What's one (or two) things not enough game companies do that they should be doing?

Many companies do not thoroughly investigate their networks and defences. There are a lot of talented cybersecurity professionals within companies that can test for weaknesses in the system. For example, cybersecurity teams can employ a ‘red team’ vs ‘blue team’ approach in which the red team simulates attacks against the blue team to test the effectiveness of the company’s defences. These exercises can reveal gaps in the security of the network and help teams better handle real threats.

Another process that can fall by the wayside is third-party security audits. External teams can go into gaming company systems with fresh perspectives and challenge norms that have been accepted by employees and potentially uncover anything that has possibly been overlooked.

Beyond just adopting new products, what measures can games companies take to avoid these consequences (including internal practices and attitude shifts)?

One of the easiest things companies can do is to improve the security measures and best practices with all employees. It can be tedious, but using strong passwords, changing passwords regularly, using multi-factor authentication, and ensuring software is fully patched are all actions that can reduce the likelihood of a cyber attack.
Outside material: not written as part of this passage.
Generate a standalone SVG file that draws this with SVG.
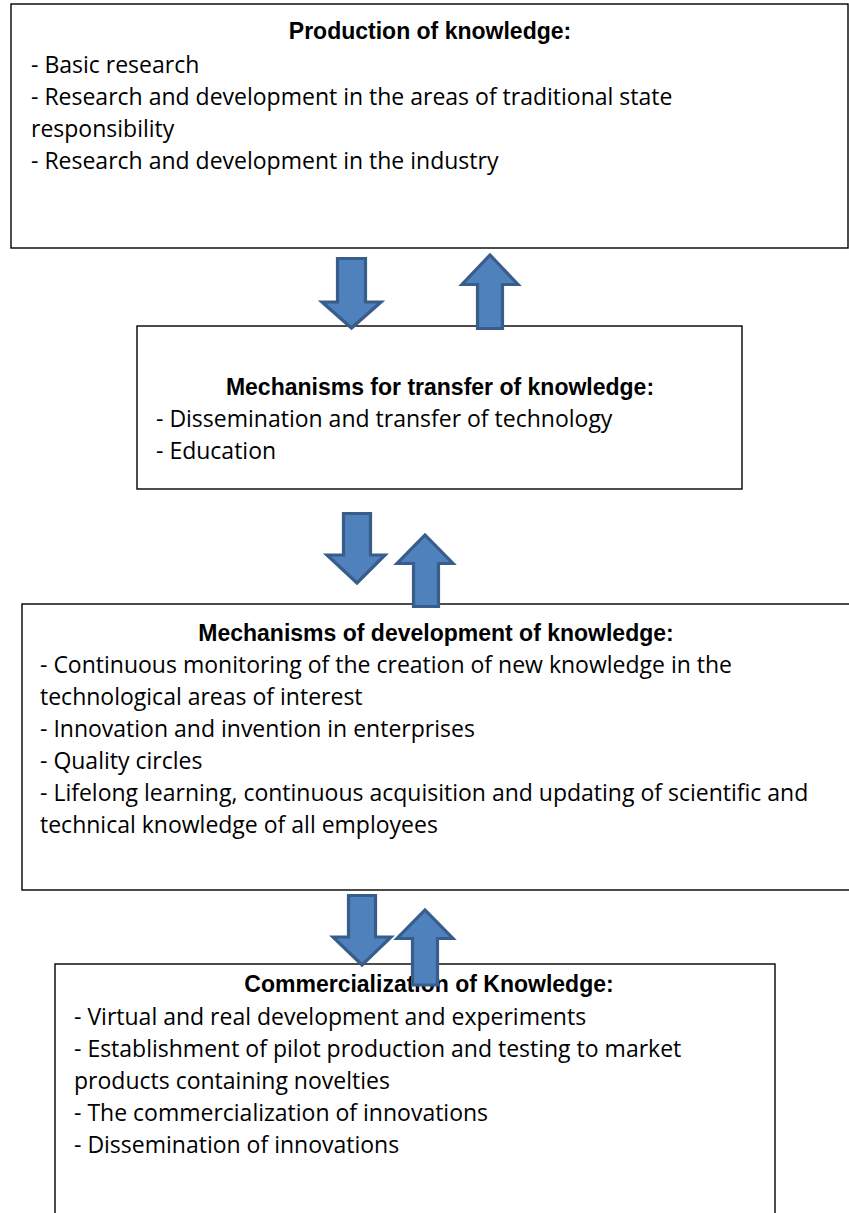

Most employees get so consumed by the day-to-day activities that simple cyber security protocols can fall by the wayside.

In terms of attitude, many people across technology verticals view cybersecurity as an afterthought. Instead, developers should work to integrate their creative ideas with security measures.

Ultimately, gaming companies must remember that it is easier and safer to be over-prepared than to be underprepared. The damage from cybersecurity attacks can be difficult to repair, and in some cases, the trust of the consumer may be lost forever.